-- Data listing start --

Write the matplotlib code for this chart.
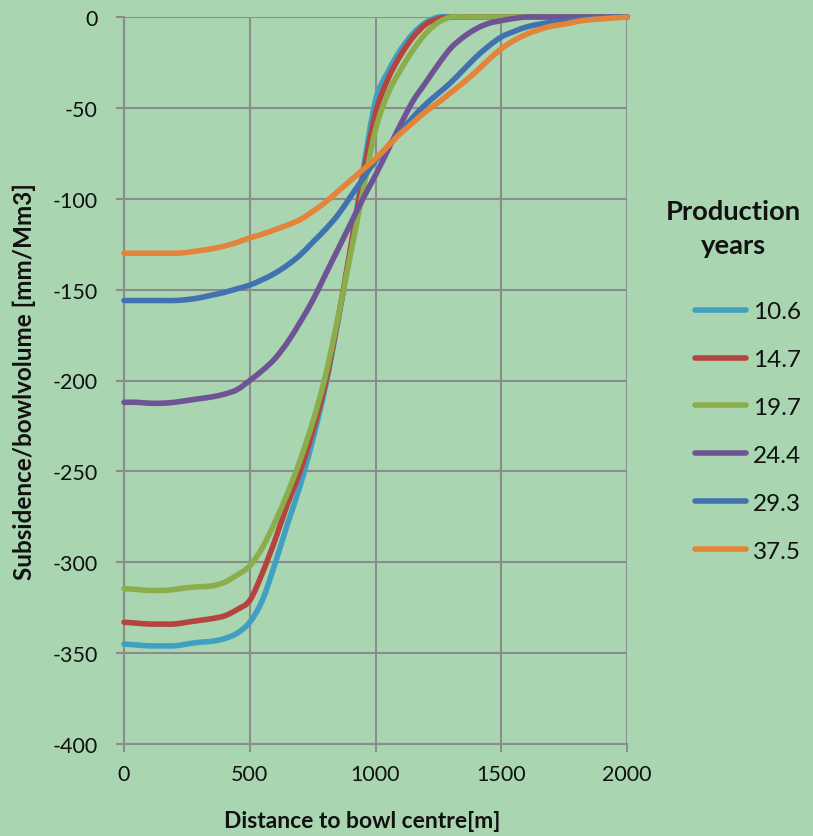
import matplotlib
matplotlib.use("Agg")
import numpy as np
import matplotlib.pyplot as plt
from matplotlib.path import Path
from matplotlib.patches import PathPatch
from matplotlib.lines import Line2D
from matplotlib.ticker import MultipleLocator

# Distance to bowl centre [m]
distance = [0, 50, 100, 150, 200, 250, 300, 350, 400, 450,
            500, 550, 600, 650, 700, 750, 800, 850, 900, 950,
            1000, 1050, 1100, 1150, 1200, 1250, 1300, 1350, 1400, 1450,
            1500, 1550, 1600, 1650, 1700, 1750, 1800, 1850, 1900, 1950, 2000]

# Subsidence per bowl volume [mm/Mm3] for each number of production years
years_10_6 = [-345, -345.5, -346, -346, -346, -345, -344, -343.5, -342, -339,
              -333, -321, -301, -279, -258, -233, -204, -168, -128, -85,
              -46, -30, -18, -9, -3, 0, 0, 0, 0, 0,
              0, 0, 0, 0, 0, 0, 0, 0, 0, 0, 0]
years_14_7 = [-333, -333.5, -334, -334, -334, -333, -332, -331, -329.5, -326,
              -321, -306, -288, -268, -250, -228, -202, -167, -128, -88,
              -53, -34, -21, -11, -4, -1, 0, 0, 0, 0,
              0, 0, 0, 0, 0, 0, 0, 0, 0, 0, 0]
years_19_7 = [-314.5, -315, -315.5, -315.5, -315, -314, -313.5, -313, -311, -307,
              -302, -292, -278, -262, -244, -223, -198, -166, -131, -96,
              -62, -42, -29, -18, -9, -3, 0, 0, 0, 0,
              0, 0, 0, 0, 0, 0, 0, 0, 0, 0, 0]
years_24_4 = [-212, -212, -212.5, -212.5, -212, -211, -210, -209, -207.5, -205,
              -200, -194.5, -188, -179, -168, -156, -142, -128, -114, -100,
              -87, -73, -59, -46, -36, -26, -17, -11, -6.5, -3.5,
              -2, -0.8, 0, 0, 0, 0, 0, 0, 0, 0, 0]
years_29_3 = [-156, -156, -156, -156, -156, -155.5, -154.5, -153, -151.5, -149.5,
              -147.5, -144.5, -141, -136.5, -131, -124, -117, -109, -99, -89,
              -79, -71, -63, -55, -48, -42, -36, -29, -22, -16,
              -11, -8, -5.5, -4, -3, -2.5, -1.5, -1, -0.5, 0, 0]
years_37_5 = [-130, -130, -130, -130, -130, -129.5, -128.5, -127.5, -126, -124,
              -121.5, -119.5, -117, -114.5, -111.5, -107, -102, -96, -90, -84,
              -78, -71, -64, -58, -52, -47, -41.5, -36, -30, -23.5,
              -17.5, -13, -9.5, -7, -5, -4, -2.5, -1.5, -1, -0.5, 0]

series_labels = ["10.6", "14.7", "19.7", "24.4", "29.3", "37.5"]
series_values = [years_10_6, years_14_7, years_19_7, years_24_4, years_29_3, years_37_5]
series_colors = ["#40A0C2", "#B5443F", "#8CAD4B", "#6E5494", "#4172AF", "#E4843A"]

BG = "#A9D5B1"
GRID = "#8C8C8C"
TEXT = "#111111"
LW = 4.0

plt.rcParams["font.family"] = ["Lato", "DejaVu Sans"]
plt.rcParams["axes.unicode_minus"] = False


def smoothed_path(xs, ys):
    """Cubic Bezier path through the points (smoothed line)."""
    pts = np.column_stack([xs, ys]).astype(float)
    n = len(pts)
    verts = [pts[0]]
    codes = [Path.MOVETO]
    for i in range(n - 1):
        p0 = pts[i - 1] if i > 0 else pts[i]
        p1 = pts[i]
        p2 = pts[i + 1]
        p3 = pts[i + 2] if i + 2 < n else pts[i + 1]
        verts += [p1 + (p2 - p0) / 6.0, p2 - (p3 - p1) / 6.0, p2]
        codes += [Path.CURVE4] * 3
    return Path(verts, codes)


fig = plt.figure(figsize=(8.13, 8.37), dpi=100, facecolor=BG)
ax = fig.add_axes([124 / 813, 1 - 745 / 837, 503 / 813, 727 / 837])
ax.set_facecolor(BG)

handles = []
for vals, lab, col in zip(series_values, series_labels, series_colors):
    patch = PathPatch(smoothed_path(distance, vals), fill=False, edgecolor=col,
                      lw=LW, capstyle="round", joinstyle="round",
                      zorder=3, clip_on=False)
    ax.add_patch(patch)
    handles.append(Line2D([], [], color=col, lw=LW, solid_capstyle="round",
                          label=lab))

ax.set_xlim(0, 2000)
ax.set_ylim(-400, 0)
ax.xaxis.set_major_locator(MultipleLocator(500))
ax.yaxis.set_major_locator(MultipleLocator(50))
ax.grid(True, color=GRID, lw=1.5, zorder=1)
ax.set_axisbelow(True)
for side in ("top", "right"):
    ax.spines[side].set_visible(False)
for side in ("left", "bottom"):
    ax.spines[side].set_color(GRID)
    ax.spines[side].set_linewidth(1.5)
ax.tick_params(axis="both", colors=GRID, width=1.5, length=5.5,
               labelcolor=TEXT, labelsize=15.5)
ax.tick_params(axis="y", pad=13.5)
ax.tick_params(axis="x", pad=9)

ax.set_xlabel("Distance to bowl centre[m]", fontsize=16.5, fontweight="bold",
              color=TEXT, labelpad=18.5)
ax.xaxis.label.set_x(0.473)
ax.set_ylabel("Subsidence/bowlvolume [mm/Mm3]", fontsize=17.5, fontweight="bold",
              color=TEXT, labelpad=12)

fig.text(733.5 / 813, 1 - 229.5 / 837, "Production\nyears", ha="center",
         va="center", fontsize=19.7, fontweight="bold", color=TEXT,
         linespacing=1.5)

leg = fig.legend(handles=handles, loc="upper right",
                 bbox_to_anchor=(801 / 813, 1 - 302 / 837),
                 frameon=False, fontsize=17.5, handlelength=2.08,
                 handletextpad=0.3, labelspacing=1.11, borderpad=0,
                 borderaxespad=0)
for t in leg.get_texts():
    t.set_color(TEXT)

fig.savefig("out.png", dpi=100, facecolor=BG)
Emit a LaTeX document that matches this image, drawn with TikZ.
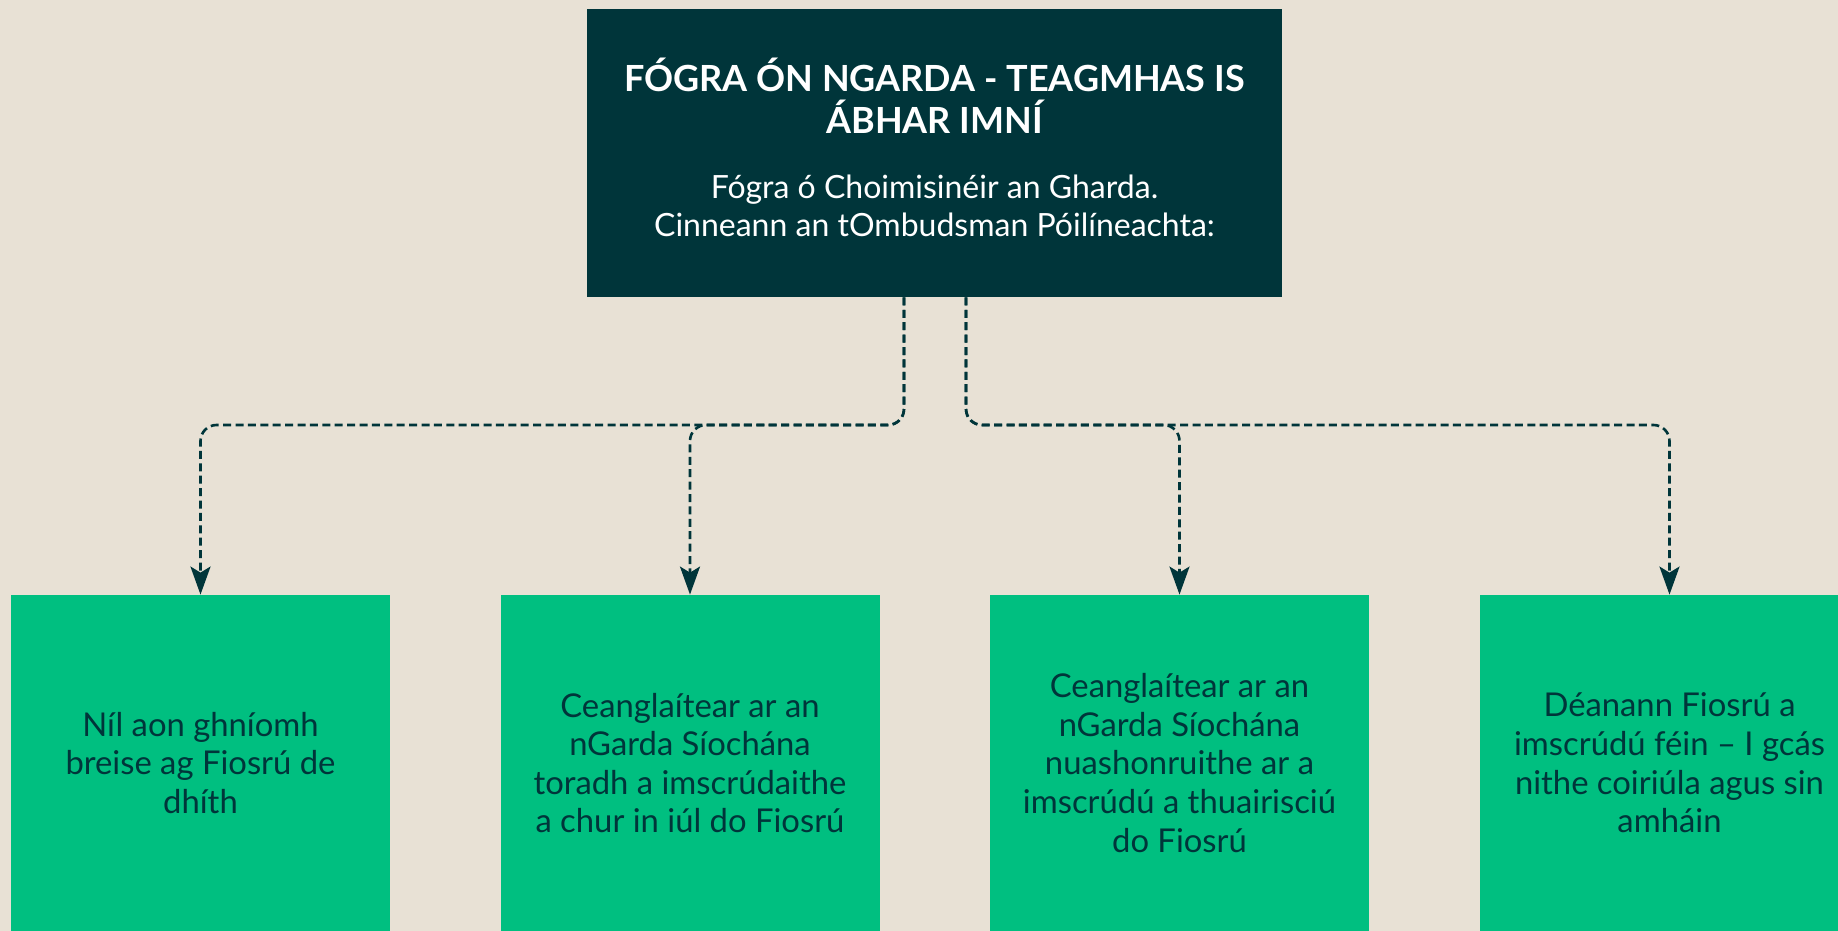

-- Data listing end --

## Aim of the exercise
Copy all the entries word for word. Omit any pictures.

## Result of the task
Write the matplotlib code for this chart.
import matplotlib
matplotlib.use("Agg")
import numpy as np
import matplotlib.pyplot as plt
from matplotlib.path import Path
from matplotlib.patches import PathPatch
from matplotlib.lines import Line2D
from matplotlib.ticker import MultipleLocator

# Distance to bowl centre [m]
distance = [0, 50, 100, 150, 200, 250, 300, 350, 400, 450,
            500, 550, 600, 650, 700, 750, 800, 850, 900, 950,
            1000, 1050, 1100, 1150, 1200, 1250, 1300, 1350, 1400, 1450,
            1500, 1550, 1600, 1650, 1700, 1750, 1800, 1850, 1900, 1950, 2000]

# Subsidence per bowl volume [mm/Mm3] for each number of production years
years_10_6 = [-345, -345.5, -346, -346, -346, -345, -344, -343.5, -342, -339,
              -333, -321, -301, -279, -258, -233, -204, -168, -128, -85,
              -46, -30, -18, -9, -3, 0, 0, 0, 0, 0,
              0, 0, 0, 0, 0, 0, 0, 0, 0, 0, 0]
years_14_7 = [-333, -333.5, -334, -334, -334, -333, -332, -331, -329.5, -326,
              -321, -306, -288, -268, -250, -228, -202, -167, -128, -88,
              -53, -34, -21, -11, -4, -1, 0, 0, 0, 0,
              0, 0, 0, 0, 0, 0, 0, 0, 0, 0, 0]
years_19_7 = [-314.5, -315, -315.5, -315.5, -315, -314, -313.5, -313, -311, -307,
              -302, -292, -278, -262, -244, -223, -198, -166, -131, -96,
              -62, -42, -29, -18, -9, -3, 0, 0, 0, 0,
              0, 0, 0, 0, 0, 0, 0, 0, 0, 0, 0]
years_24_4 = [-212, -212, -212.5, -212.5, -212, -211, -210, -209, -207.5, -205,
              -200, -194.5, -188, -179, -168, -156, -142, -128, -114, -100,
              -87, -73, -59, -46, -36, -26, -17, -11, -6.5, -3.5,
              -2, -0.8, 0, 0, 0, 0, 0, 0, 0, 0, 0]
years_29_3 = [-156, -156, -156, -156, -156, -155.5, -154.5, -153, -151.5, -149.5,
              -147.5, -144.5, -141, -136.5, -131, -124, -117, -109, -99, -89,
              -79, -71, -63, -55, -48, -42, -36, -29, -22, -16,
              -11, -8, -5.5, -4, -3, -2.5, -1.5, -1, -0.5, 0, 0]
years_37_5 = [-130, -130, -130, -130, -130, -129.5, -128.5, -127.5, -126, -124,
              -121.5, -119.5, -117, -114.5, -111.5, -107, -102, -96, -90, -84,
              -78, -71, -64, -58, -52, -47, -41.5, -36, -30, -23.5,
              -17.5, -13, -9.5, -7, -5, -4, -2.5, -1.5, -1, -0.5, 0]

series_labels = ["10.6", "14.7", "19.7", "24.4", "29.3", "37.5"]
series_values = [years_10_6, years_14_7, years_19_7, years_24_4, years_29_3, years_37_5]
series_colors = ["#40A0C2", "#B5443F", "#8CAD4B", "#6E5494", "#4172AF", "#E4843A"]

BG = "#A9D5B1"
GRID = "#8C8C8C"
TEXT = "#111111"
LW = 4.0

plt.rcParams["font.family"] = ["Lato", "DejaVu Sans"]
plt.rcParams["axes.unicode_minus"] = False


def smoothed_path(xs, ys):
    """Cubic Bezier path through the points (smoothed line)."""
    pts = np.column_stack([xs, ys]).astype(float)
    n = len(pts)
    verts = [pts[0]]
    codes = [Path.MOVETO]
    for i in range(n - 1):
        p0 = pts[i - 1] if i > 0 else pts[i]
        p1 = pts[i]
        p2 = pts[i + 1]
        p3 = pts[i + 2] if i + 2 < n else pts[i + 1]
        verts += [p1 + (p2 - p0) / 6.0, p2 - (p3 - p1) / 6.0, p2]
        codes += [Path.CURVE4] * 3
    return Path(verts, codes)


fig = plt.figure(figsize=(8.13, 8.37), dpi=100, facecolor=BG)
ax = fig.add_axes([124 / 813, 1 - 745 / 837, 503 / 813, 727 / 837])
ax.set_facecolor(BG)

handles = []
for vals, lab, col in zip(series_values, series_labels, series_colors):
    patch = PathPatch(smoothed_path(distance, vals), fill=False, edgecolor=col,
                      lw=LW, capstyle="round", joinstyle="round",
                      zorder=3, clip_on=False)
    ax.add_patch(patch)
    handles.append(Line2D([], [], color=col, lw=LW, solid_capstyle="round",
                          label=lab))

ax.set_xlim(0, 2000)
ax.set_ylim(-400, 0)
ax.xaxis.set_major_locator(MultipleLocator(500))
ax.yaxis.set_major_locator(MultipleLocator(50))
ax.grid(True, color=GRID, lw=1.5, zorder=1)
ax.set_axisbelow(True)
for side in ("top", "right"):
    ax.spines[side].set_visible(False)
for side in ("left", "bottom"):
    ax.spines[side].set_color(GRID)
    ax.spines[side].set_linewidth(1.5)
ax.tick_params(axis="both", colors=GRID, width=1.5, length=5.5,
               labelcolor=TEXT, labelsize=15.5)
ax.tick_params(axis="y", pad=13.5)
ax.tick_params(axis="x", pad=9)

ax.set_xlabel("Distance to bowl centre[m]", fontsize=16.5, fontweight="bold",
              color=TEXT, labelpad=18.5)
ax.xaxis.label.set_x(0.473)
ax.set_ylabel("Subsidence/bowlvolume [mm/Mm3]", fontsize=17.5, fontweight="bold",
              color=TEXT, labelpad=12)

fig.text(733.5 / 813, 1 - 229.5 / 837, "Production\nyears", ha="center",
         va="center", fontsize=19.7, fontweight="bold", color=TEXT,
         linespacing=1.5)

leg = fig.legend(handles=handles, loc="upper right",
                 bbox_to_anchor=(801 / 813, 1 - 302 / 837),
                 frameon=False, fontsize=17.5, handlelength=2.08,
                 handletextpad=0.3, labelspacing=1.11, borderpad=0,
                 borderaxespad=0)
for t in leg.get_texts():
    t.set_color(TEXT)

fig.savefig("out.png", dpi=100, facecolor=BG)
Emit a LaTeX document that matches this image, drawn with TikZ.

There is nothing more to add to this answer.